Reading from a list of questions submitted by council, Geiger responded:

• Number of daily code violations calls: approximately 6-7
• Can someone live in an RV parked in their yard? No.
• Code ordinances available on the website? Yes, on the left side of the home page.
• Process followed when a code violation is reported: First a case file is created. He will then physically go to the location and determine if there is a code violation. If a violation has occurred, he will issue a citation, and depending on the type/severity of the violation will give the resident a deadline to respond and correct the issue. Noncompliance by the deadline will result in a meeting with the hearing officer. Currently, the code enforcement has a 98% compliance rate due to his personality and ability to work with the public. 
• Violations enforced? Yes.
• How much has been collected? Provided above.
• Timeframe to comply? Generally 10-30 days, although some issues require immediate attention.
• Code enforcement officer in the field regularly? Yes, daily. Time varies depending on calls received and the nature of the violation, and zoning reviews to be done. 
• Sign Ordinance? Article 7 of the code addresses sign regulations. Banners are allowed, and there are guidelines for them as well. 

Battista asked if the Code Enforcement Officer is salaried or hourly. Geiger stated he was hourly and has not utilized any overtime. The officer not only responds to complaints but also will patrol the city streets looking for violations. 
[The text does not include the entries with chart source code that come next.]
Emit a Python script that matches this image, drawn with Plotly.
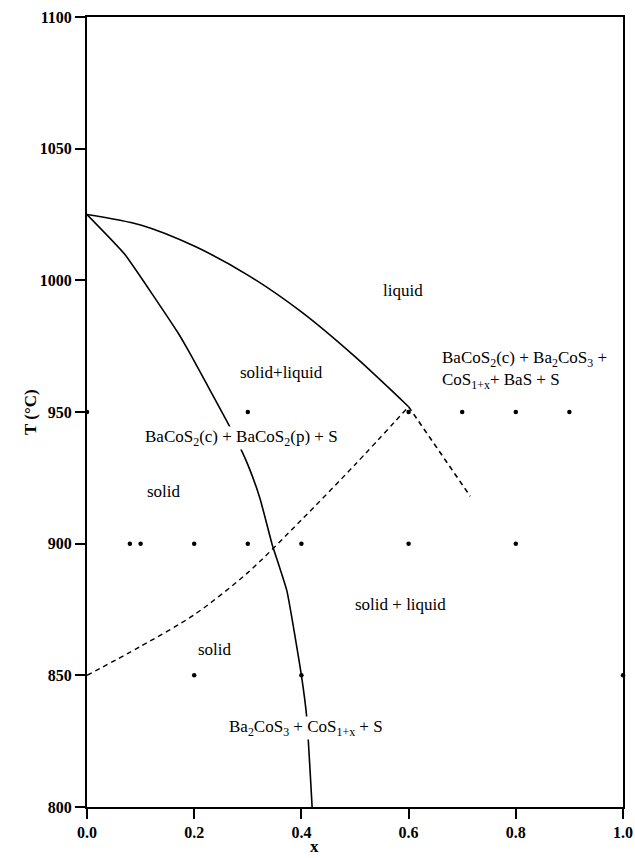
import plotly.graph_objects as go

# Liquidus (solid curve)
liq_x = [0.0, 0.1, 0.2, 0.3, 0.4, 0.5, 0.6]
liq_T = [1025, 1021, 1013, 1002, 988, 971, 952]

# Solid line from apex down to bottom
sol_x = [0.0, 0.07, 0.17, 0.19, 0.27, 0.30, 0.323, 0.345, 0.373, 0.40, 0.41, 0.42]
sol_T = [1025, 1010, 980, 973, 943, 930, 917, 900, 882, 850, 834, 800]

# Dashed boundary
dash_x = [0.0, 0.1, 0.2, 0.3, 0.4, 0.5, 0.6]
dash_T = [850, 861, 873, 889, 909, 930, 952]

# Dashed extension beyond x=0.6
ext_x = [0.6, 0.715]
ext_T = [952, 918]

# Experimental points
pts_x = [0.0, 0.3, 0.6, 0.7, 0.8, 0.9,
         0.08, 0.1, 0.2, 0.3, 0.4, 0.6, 0.8,
         0.2, 0.4, 1.0]
pts_T = [950, 950, 950, 950, 950, 950,
         900, 900, 900, 900, 900, 900, 900,
         850, 850, 850]

x_ticks = [0.0, 0.2, 0.4, 0.6, 0.8, 1.0]
x_ticklabels = ["0.0", "0.2", "0.4", "0.6", "0.8", "1.0"]
y_ticks = [800, 850, 900, 950, 1000, 1050, 1100]
y_ticklabels = ["800", "850", "900", "950", "1000", "1050", "1100"]

labels = [
    ("liquid", 0.59, 996, "center", False),
    ("solid+liquid", 0.362, 965, "center", False),
    ("BaCoS<sub>2</sub>(c) + BaCoS<sub>2</sub>(p) + S", 0.289, 940, "center", True),
    ("solid", 0.110, 920, "left", False),
    ("solid + liquid", 0.584, 877, "center", False),
    ("solid", 0.239, 860, "center", False),
    ("Ba<sub>2</sub>CoS<sub>3</sub> + CoS<sub>1+x</sub> + S", 0.409, 830, "center", True),
]

FONT = "Liberation Serif"
TXT = 17

fig = go.Figure()
fig.add_trace(go.Scatter(x=liq_x, y=liq_T, mode="lines", line=dict(color="black", width=1.6, shape="spline", smoothing=0.8)))
fig.add_trace(go.Scatter(x=sol_x, y=sol_T, mode="lines", line=dict(color="black", width=1.6, shape="spline", smoothing=0.4)))
fig.add_trace(go.Scatter(x=dash_x, y=dash_T, mode="lines", line=dict(color="black", width=1.4, dash="5px,4px", shape="spline", smoothing=0.8)))
fig.add_trace(go.Scatter(x=ext_x, y=ext_T, mode="lines", line=dict(color="black", width=1.6, dash="5px,4px")))
fig.add_trace(go.Scatter(x=pts_x, y=pts_T, mode="markers", marker=dict(color="black", size=4.5), cliponaxis=False))

for txt, x, y, al, bg in labels:
    fig.add_annotation(x=x, y=y, text=txt, showarrow=False, xanchor=al,
                       bgcolor="white" if bg else "rgba(0,0,0,0)", borderpad=0,
                       font=dict(family=FONT, size=TXT, color="black"))

fig.add_annotation(x=0.659, y=966, text="BaCoS<sub>2</sub>(c) + Ba<sub>2</sub>CoS<sub>3</sub> +<br>CoS<sub>1+x</sub>+ BaS + S",
                   showarrow=False, xanchor="left", align="left",
                   font=dict(family=FONT, size=TXT, color="black"))

# Axis titles
fig.add_annotation(xref="paper", yref="paper", x=0.425, y=0, yshift=-39, text="<b>x</b>",
                   showarrow=False, xanchor="center", yanchor="middle",
                   font=dict(family=FONT, size=17, color="black"))
fig.add_annotation(xref="paper", yref="paper", x=0, y=0.5, xshift=-57, text="<b>T (°C)</b>",
                   showarrow=False, textangle=-90, xanchor="center", yanchor="middle",
                   font=dict(family=FONT, size=17, color="black"))

fig.update_layout(
    width=635, height=858,
    margin=dict(l=87, r=12, t=17, b=51, autoexpand=False),
    plot_bgcolor="white", paper_bgcolor="white",
    showlegend=False,
    font=dict(family=FONT, color="black"),
)
fig.update_xaxes(range=[0, 1.0], tickvals=x_ticks, ticktext=x_ticklabels, automargin=False,
                 showgrid=False, zeroline=False, showline=True, linecolor="black", linewidth=2,
                 mirror=True, ticks="outside", ticklen=10, tickwidth=2, tickcolor="black",
                 tickfont=dict(family=FONT, size=16, color="black", weight="bold"))
fig.update_yaxes(range=[800, 1100], tickvals=y_ticks, ticktext=y_ticklabels, automargin=False,
                 showgrid=False, zeroline=False, showline=True, linecolor="black", linewidth=2,
                 mirror=True, ticks="outside", ticklen=10, tickwidth=2, tickcolor="black",
                 tickfont=dict(family=FONT, size=16, color="black", weight="bold"))

fig.write_html("out.html", config={"displayModeBar": False},
               post_script="document.body.style.margin='0';document.body.style.overflow='hidden';")
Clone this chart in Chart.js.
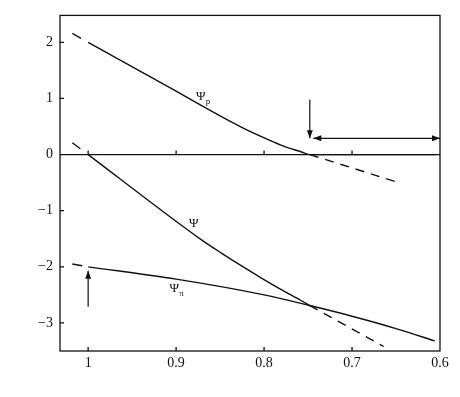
<!DOCTYPE html>
<html>
<head>
<meta charset="utf-8">
<script src="https://cdn.jsdelivr.net/npm/chart.js@4"></script>
<style>
  html, body { margin: 0; padding: 0; background: #fff; }
  canvas { display: block; }
</style>
</head>
<body>
<canvas id="c" width="460" height="397"></canvas>
<script>
// relative volume (x) and potentials (MPa)
const psiPx = [1.0, 0.9, 0.872, 0.849, 0.826, 0.803, 0.781, 0.758, 0.748, 0.7, 0.605];
const psiPy = [2.0, 1.13, 0.88, 0.68, 0.49, 0.32, 0.17, 0.05, 0, 0, 0];

const psiX = [1.0, 0.894, 0.872, 0.849, 0.826, 0.803, 0.781, 0.758, 0.748];
const psiY = [0, -1.26, -1.51, -1.75, -1.98, -2.2, -2.4, -2.6, -2.69];

const psiPiX = [1.0, 0.9, 0.8, 0.748, 0.7, 0.65, 0.606];
const psiPiY = [-2.0, -2.22, -2.5, -2.69, -2.88, -3.1, -3.32];

// dashed extrapolations
const dashPL = { x: [1.018, 1.0], y: [2.16, 2.0] };
const dashL = { x: [1.018, 1.0], y: [0.21, 0] };
const dashPiL = { x: [1.018, 1.0], y: [-1.95, -2.0] };
const dashPR = { x: [0.748, 0.647], y: [0, -0.50] };
const dashR = { x: [0.748, 0.664], y: [-2.69, -3.42] };

// arrows [x1, y1, x2, y2, heads]
const arrows = [
  [0.748, 0.98, 0.748, 0.29, 'end'],
  [0.744, 0.29, 0.600, 0.29, 'both'],
  [1.0, -2.71, 1.0, -2.07, 'end'],
];

// curve labels [x, y, sub]
const labels = [
  [0.872, 1.03, 'p'],
  [0.880, -1.23, ''],
  [0.902, -2.38, 'π'],
];

const xTicks = [1, 0.9, 0.8, 0.7, 0.6];
const yTicks = [-3, -2, -1, 0, 1, 2];

const K = '#111';
const FONT = '"Liberation Serif", "DejaVu Serif", serif';

const pts = (xs, ys) => xs.map((x, i) => ({ x, y: ys[i] }));
const solid = data => ({ data, borderColor: K, borderWidth: 1.4, pointRadius: 0, showLine: true, cubicInterpolationMode: 'monotone' });
const dashed = (d, dash) => ({ data: pts(d.x, d.y), borderColor: K, borderWidth: 1.4, pointRadius: 0, showLine: true, borderDash: dash });

function head(ctx, x1, y1, x2, y2) {
  const a = Math.atan2(y2 - y1, x2 - x1), L = 8, W = 3;
  ctx.beginPath();
  ctx.moveTo(x2, y2);
  ctx.lineTo(x2 - L * Math.cos(a) + W * Math.sin(a), y2 - L * Math.sin(a) - W * Math.cos(a));
  ctx.lineTo(x2 - L * Math.cos(a) - W * Math.sin(a), y2 - L * Math.sin(a) + W * Math.cos(a));
  ctx.closePath();
  ctx.fill();
}

const frame = {
  id: 'frame',
  afterDatasetsDraw(chart) {
    const { ctx, chartArea: a, scales: { x, y } } = chart;
    ctx.save();
    ctx.strokeStyle = K; ctx.fillStyle = K; ctx.lineWidth = 1.3;
    ctx.strokeRect(a.left, a.top, a.right - a.left, a.bottom - a.top);
    const y0 = y.getPixelForValue(0);
    ctx.beginPath();
    ctx.moveTo(a.left, y0); ctx.lineTo(a.right, y0);
    yTicks.forEach(v => { const p = y.getPixelForValue(v); ctx.moveTo(a.left, p); ctx.lineTo(a.left + 4, p); });
    xTicks.slice(0, 4).forEach(v => {
      const p = x.getPixelForValue(v);
      ctx.moveTo(p, a.bottom); ctx.lineTo(p, a.bottom - 4);
      ctx.moveTo(p, y0); ctx.lineTo(p, y0 - 4);
    });
    ctx.stroke();

    ctx.lineWidth = 1.2;
    arrows.forEach(([x1, y1, x2, y2, h]) => {
      const p1 = [x.getPixelForValue(x1), y.getPixelForValue(y1)];
      const p2 = [x.getPixelForValue(x2), y.getPixelForValue(y2)];
      ctx.beginPath(); ctx.moveTo(p1[0], p1[1]); ctx.lineTo(p2[0], p2[1]); ctx.stroke();
      head(ctx, p1[0], p1[1], p2[0], p2[1]);
      if (h === 'both') head(ctx, p2[0], p2[1], p1[0], p1[1]);
    });

    ctx.textBaseline = 'middle';
    labels.forEach(([lx, ly, sub]) => {
      const px = x.getPixelForValue(lx), py = y.getPixelForValue(ly);
      ctx.font = '13px ' + FONT;
      ctx.textAlign = 'center';
      ctx.fillText('Ψ', px, py);
      if (sub) {
        ctx.font = '9px ' + FONT;
        ctx.textAlign = 'left';
        ctx.fillText(sub, px + 5, py + 5);
      }
    });
    ctx.restore();
  }
};

new Chart(document.getElementById('c'), {
  type: 'scatter',
  data: {
    datasets: [
      solid(pts(psiPx, psiPy)),
      solid(pts(psiX, psiY)),
      solid(pts(psiPiX, psiPiY)),
      dashed(dashPL, [10, 30]),
      dashed(dashL, [10, 30]),
      dashed(dashPiL, [10, 30]),
      dashed(dashPR, [9, 7]),
      dashed(dashR, [9, 7]),
    ]
  },
  options: {
    responsive: false,
    animation: false,
    layout: { padding: { top: 13, right: 20, left: 0, bottom: 0 } },
    plugins: { legend: { display: false }, tooltip: { enabled: false } },
    scales: {
      x: {
        type: 'linear', reverse: true, min: 0.6, max: 1.032,
        grid: { display: false, drawTicks: false }, border: { display: false },
        afterBuildTicks: s => { s.ticks = xTicks.map(value => ({ value })); },
        afterFit: s => { s.height = 46; },
        ticks: { color: K, padding: 4, font: { family: FONT, size: 14 }, callback: v => String(v) }
      },
      y: {
        min: -3.5, max: 2.48,
        grid: { display: false, drawTicks: false }, border: { display: false },
        afterBuildTicks: s => { s.ticks = yTicks.map(value => ({ value })); },
        afterFit: s => { s.width = 60; },
        ticks: { color: K, padding: 7, font: { family: FONT, size: 14 }, callback: v => String(v).replace('-', '−') }
      }
    }
  },
  plugins: [frame]
});
</script>
</body>
</html>
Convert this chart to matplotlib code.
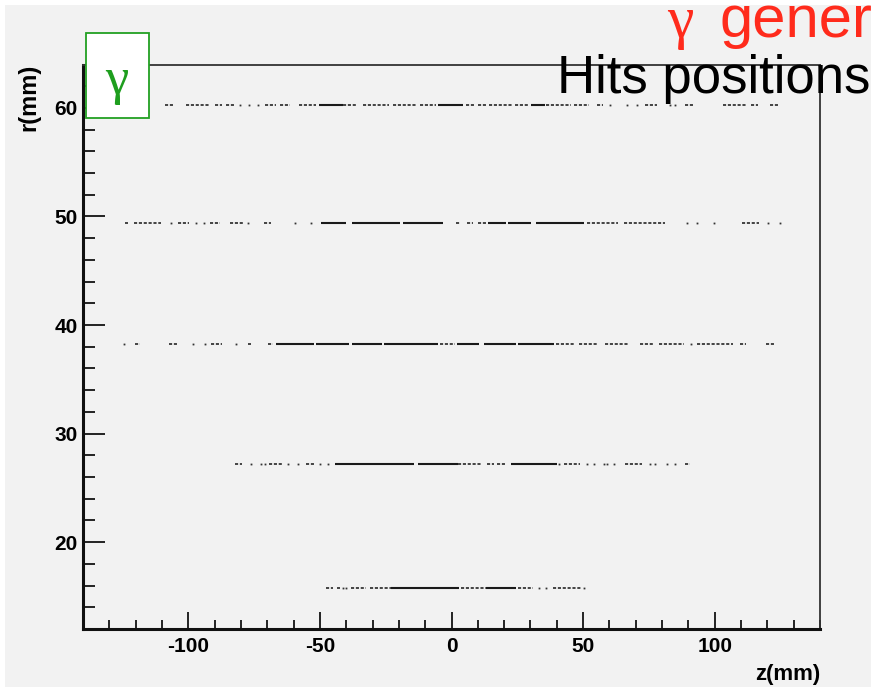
import numpy as np
import matplotlib
matplotlib.use("Agg")
import matplotlib.pyplot as plt
from matplotlib.patches import Rectangle
from matplotlib.ticker import MultipleLocator

plt.rcParams['font.family'] = ['Liberation Sans', 'DejaVu Sans']
plt.rcParams['axes.unicode_minus'] = False

# radius of each silicon layer (mm)
layer_r = [60.3, 49.4, 38.25, 27.2, 15.8]

# hits along z (mm): dense runs, sparse runs, single hits
layer1_dense = [(-50.5, -41.4), (-5.3, 4.5), (30.2, 35.5)]
layer1_sparse = [(-108.7, -105.9), (-100.8, -91.7), (-89.8, -87.1), (-85.6, -82.6),
                 (-71.0, -66.5), (-65.2, -61.4), (-58.1, -51.3), (-41.4, -36.0),
                 (-33.7, -23.9), (-22.3, -13.3), (-12.1, -5.7), (5.5, 8.9),
                 (10.2, 13.3), (14.4, 23.3), (24.2, 29.4), (36.0, 45.5),
                 (46.6, 52.3), (55.3, 57.6), (73.5, 78.0), (88.6, 91.7),
                 (103.2, 112.4), (113.9, 116.4), (121.0, 124.5)]
layer1_dots = [-80.3, -76.9, -73.5, 60.1, 66.7, 70.5, 83.0, 85.0]

layer2_dense = [(-49.4, -40.0), (-37.7, -19.7), (-18.6, -3.1), (14.0, 20.8),
                (21.6, 30.2), (32.2, 50.4)]
layer2_sparse = [(-124.1, -123.0), (-120.8, -110.2), (-103.8, -99.7), (-91.7, -88.0),
                 (-84.3, -79.4), (-71.3, -68.6), (1.7, 3.4), (5.7, 8.3),
                 (10.2, 13.1), (51.5, 63.4), (65.4, 81.3), (110.5, 117.0)]
layer2_dots = [-106.7, -97.0, -94.1, -77.5, -59.5, -53.4, 89.4, 93.2, 99.6, 120.3, 124.8]

layer3_dense = [(-66.5, -52.4), (-51.5, -39.0), (-37.9, -26.5), (-25.7, -16.3),
                (-16.3, -5.1), (1.9, 10.6), (12.4, 24.5), (25.4, 39.0)]
layer3_sparse = [(-120.4, -118.3), (-107.4, -104.2), (-91.3, -87.1), (-77.5, -76.3),
                 (-69.8, -67.8), (-4.3, 1.5), (39.6, 46.4), (48.5, 55.3),
                 (58.5, 67.4), (71.8, 77.1), (78.8, 88.4), (93.3, 107.1),
                 (109.5, 111.9), (119.5, 122.9)]
layer3_dots = [-124.4, -98.2, -93.7, -81.8, 90.9]

layer4_dense = [(-44.4, -14.1), (-12.9, 2.3), (22.5, 40.2)]
layer4_sparse = [(-82.1, -79.5), (-69.4, -64.0), (-55.2, -52.0), (2.3, 11.1),
                 (13.6, 16.2), (17.4, 20.6), (42.7, 49.0), (66.0, 72.3), (88.8, 90.6)]
layer4_dots = [-76.3, -72.2, -70.9, -62.1, -58.3, -50.1, -47.0, 40.8, 51.5, 54.0,
               57.8, 59.1, 61.6, 75.5, 77.4, 81.8, 85.0]

layer5_dense = [(-22.8, 3.0), (13.1, 24.5)]
layer5_sparse = [(-47.7, -45.0), (-43.4, -42.2), (-38.0, -32.3), (-31.1, -22.8),
                 (3.7, 13.1), (25.1, 30.8), (38.4, 49.7)]
layer5_dots = [-41.2, -39.9, 33.3, 35.9, 50.4]

dense = [layer1_dense, layer2_dense, layer3_dense, layer4_dense, layer5_dense]
sparse = [layer1_sparse, layer2_sparse, layer3_sparse, layer4_sparse, layer5_sparse]
dots = [layer1_dots, layer2_dots, layer3_dots, layer4_dots, layer5_dots]

W, H = 871, 691
bg = '#f2f2f2'

fig = plt.figure(figsize=(W / 100, H / 100), dpi=100)
fig.patch.set_facecolor('white')
fig.patches.append(Rectangle((5 / W, 4 / H), 1 - 5 / W, 1 - 9 / H,
                             transform=fig.transFigure, facecolor=bg,
                             edgecolor='none', zorder=-10))

ax = fig.add_axes([83 / W, 1 - 629 / H, (820 - 83) / W, (629 - 64.5) / H])
ax.set_facecolor(bg)

for r, dn, sp, dt in zip(layer_r, dense, sparse, dots):
    for z0, z1 in sp:
        ax.plot([z0, z1], [r, r], color='#444444', lw=1.4,
                linestyle=(0, (1.6, 0.9)), solid_capstyle='butt')
    for z0, z1 in dn:
        ax.plot([z0, z1], [r, r], color='#1a1a1a', lw=1.5, solid_capstyle='butt')
    ax.plot(dt, [r] * len(dt), 's', color='#333333', ms=1.3, mew=0)

ax.set_xlim(-140, 140)
ax.set_ylim(12, 64)
ax.xaxis.set_major_locator(MultipleLocator(50))
ax.xaxis.set_minor_locator(MultipleLocator(10))
ax.yaxis.set_major_locator(MultipleLocator(10))
ax.yaxis.set_minor_locator(MultipleLocator(2))

ax.tick_params(axis='x', which='major', direction='in', length=12, width=1.2,
               pad=6, labelsize=15)
ax.tick_params(axis='x', which='minor', direction='in', length=6.3, width=1.2)
ax.tick_params(axis='y', which='major', direction='in', length=16, width=1.2,
               pad=4, labelsize=15)
ax.tick_params(axis='y', which='minor', direction='in', length=8.6, width=1.2)
for lab in ax.get_xticklabels() + ax.get_yticklabels():
    lab.set_fontweight('bold')

for s in ['left', 'bottom']:
    ax.spines[s].set_linewidth(2.2)
    ax.spines[s].set_color('#111111')
for s in ['top', 'right']:
    ax.spines[s].set_linewidth(1.3)
    ax.spines[s].set_color('#333333')

fig.text(820 / W, 1 - 680 / H, 'z(mm)', ha='right', va='baseline',
         fontsize=16, fontweight='bold')
fig.text(29 / W, 1 - 64 / H, 'r(mm)', ha='center', va='top', rotation=90,
         fontsize=17, fontweight='bold')

# photon label box
fig.patches.append(Rectangle((86 / W, 1 - 118 / H), 63 / W, 85 / H,
                             transform=fig.transFigure, facecolor='white',
                             edgecolor='#22a022', lw=1.3, zorder=5))
fig.text(116.5 / W, 1 - 81 / H, 'γ', ha='center', va='center', fontsize=38,
         color='#1e9e1e', family=['Liberation Serif', 'DejaVu Serif'], zorder=6)

fig.text(667 / W, 1 - 37 / H, 'γ', ha='left', va='baseline', fontsize=43,
         color='#ff2b1c', family=['Liberation Serif', 'DejaVu Serif'])
fig.text(719 / W, 1 - 37 / H, 'generated', ha='left', va='baseline',
         fontsize=43, color='#ff2b1c')
fig.text(557 / W, 1 - 93 / H, 'Hits positions', ha='left', va='baseline',
         fontsize=38, color='black')

fig.savefig('out.png', dpi=100, facecolor=fig.get_facecolor())
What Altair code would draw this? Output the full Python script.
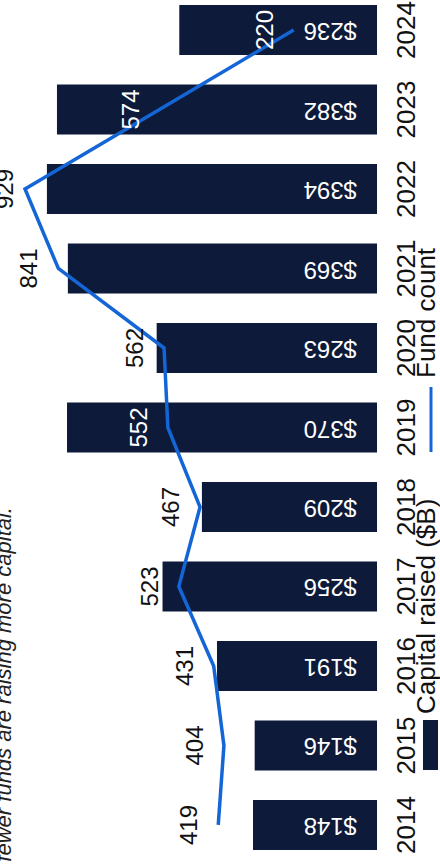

Erhard returned to her earlier statement that having a full-time code enforcement officer would be better than having him complete two jobs, that of zoning review as well as code enforcement. Kemerer asked when that job became vacant. Geiger estimated it might have been in 2008, and was corrected by the City Clerk, who stated it was 2010. The code enforcement officer was given more responsibility as he transitioned to including zoning reviews, until he now does them 50-60% of the time. Geiger states that while the code enforcement officer is primarily doing the zoning reviews, others will pitch in when he is not there. 

Bernardini reviewed the figures with Geiger, who confirmed that of the $67,000 the department brings in, approximately $5,000 is from code violations. Bernardini asked about the overnight semi-truck parking around the city as mentioned on the brochure. Geiger stated that pertains to residential areas, as there are some commercial parking areas. Bernardini stated that trucks parking by Hernando High School or on Howell Avenue are in what he describes as residential areas and he would like to see the ordinance changed. Kemerer suggested speaking with the Hernando County School Board as the trucks parked in the school lots could represent a liability. 

Battista noted that since there is no code enforcement after business hours or on the weekend, it would be hard to regulate. Geiger advised they would need to discuss changes with the Sheriff’s Office for enforcement.